In the past if there was no more gold, there were no price rises, but as soon as new gold was found up they went. Unlike gold, creating new paper and digital money (most money is already digital) is easy and very useful. Don’t be flim-flammed; inflation is extremely useful too, especially if you do not want your economy to collapse in a heap of recession/depression after a crisis or war. It is also pretty good if you want your economy hopping or you want to up your tax take through stealth. It is especially useful if you want to default on your debts without defaulting. If you have a debt-to-GDP problem, inflation is your friend.

If you don’t print new money you don’t get new inflation.

If new money creation was halted today, in a year inflation would be zero or even negative, thanks to the resultant economic seizures.

It isn’t going to be halted anywhere because governments are still taking on pretty spicy levels of new debt and that new debt has to be facilitated with new money. The good news is that the level of new money being created is way down on Covid pandemic levels. As such, inflation will fall.

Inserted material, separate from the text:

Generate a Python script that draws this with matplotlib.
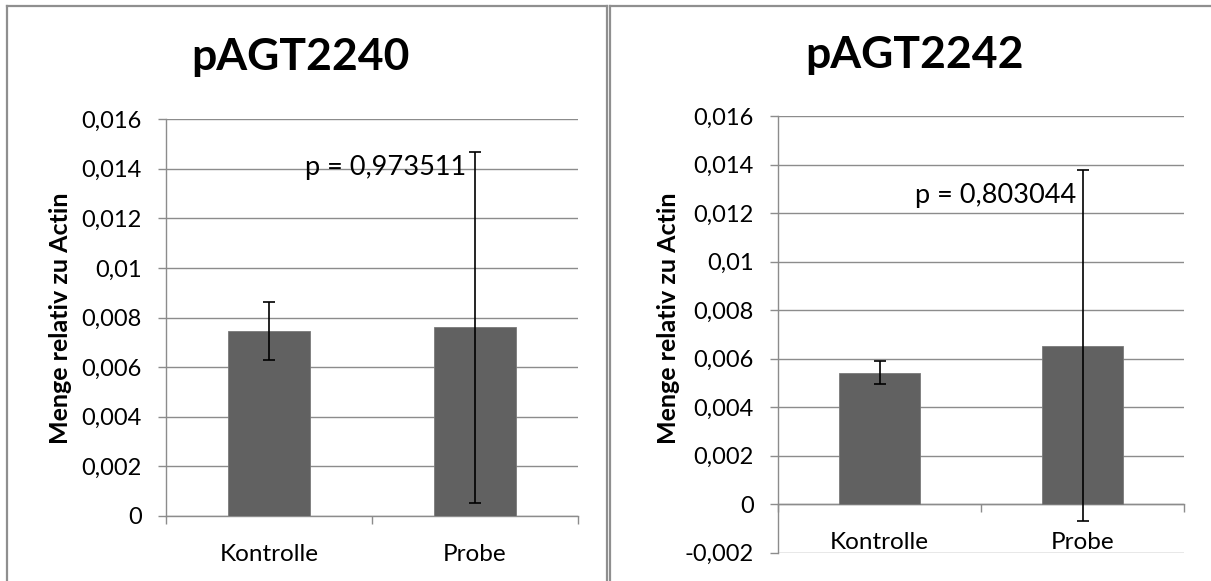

The fly in the ointment is ‘inflation expectations’, the scapegoat of inflation. Inflation expectations are what you and I have, and if they are high inflation goes up. Nope, it’s not government’s fault for swamping the world with more money, it’s our fault for wishing prices up. Didn’t we just know it was our fault? These expectations are a part of the system, so it’s the job of the ‘regulators’ to terrify the populace into a doomy view while they work through their inflation trajectories. Inflation will wash out of the system if they stick to their plans, but only once inflation has chewed through the spending legacy of the pandemic. That is two to three years.

This period will have lower inflation than the shock 11 per cent right now, I’m guessing 5-7 per cent, and once the job is done it will go back to 2-3 per cent.

The difference between now and the 1970s is that central banks do now know what they are doing, and governments are not littered with economically illiterate ideologues or clogged by old stick-in-the-muds still hankering for the gold standard.

The modern public sector is a well-run but voracious beast which hungers for resources and knows no bounds. Happily it does understand there are optimal equilibrium points and they have to be achieved for the optimisation of their priorities. Obviously, money is central to that, and it is monetary policy which will be a key medium-term tool to repair post-pandemic economies.

The upshot for engineers, and for that matter anyone who wishes to navigate their finances, is that inflation will crest in the coming months, drop back but remain elevated for an ‘unexpectedly’ long time, but that it will go away within a reasonable time frame. So, inflation will not be a bump in the road, nor an unnavigable mountain route. It’s going to be a significant hill involving downshifting of gears.

The key thought to me is that this period will not be some uncontrollable careening journey but rather a well-planned one. As such, more inflation is not a reason to get too defensive, simply an environment to cope with.

For many businesses the key will be the ability and will to put up prices. Well-run businesses will be quick off the mark, doing just fine, while weak businesses will quail at doing so and find themselves in a perilous position.

The thing about inflation, both good and bad, is that it increases volatility and risk, which means the quick do well but the inertial go to the wall.

As a reader of E&T, you’re bound to do just fine.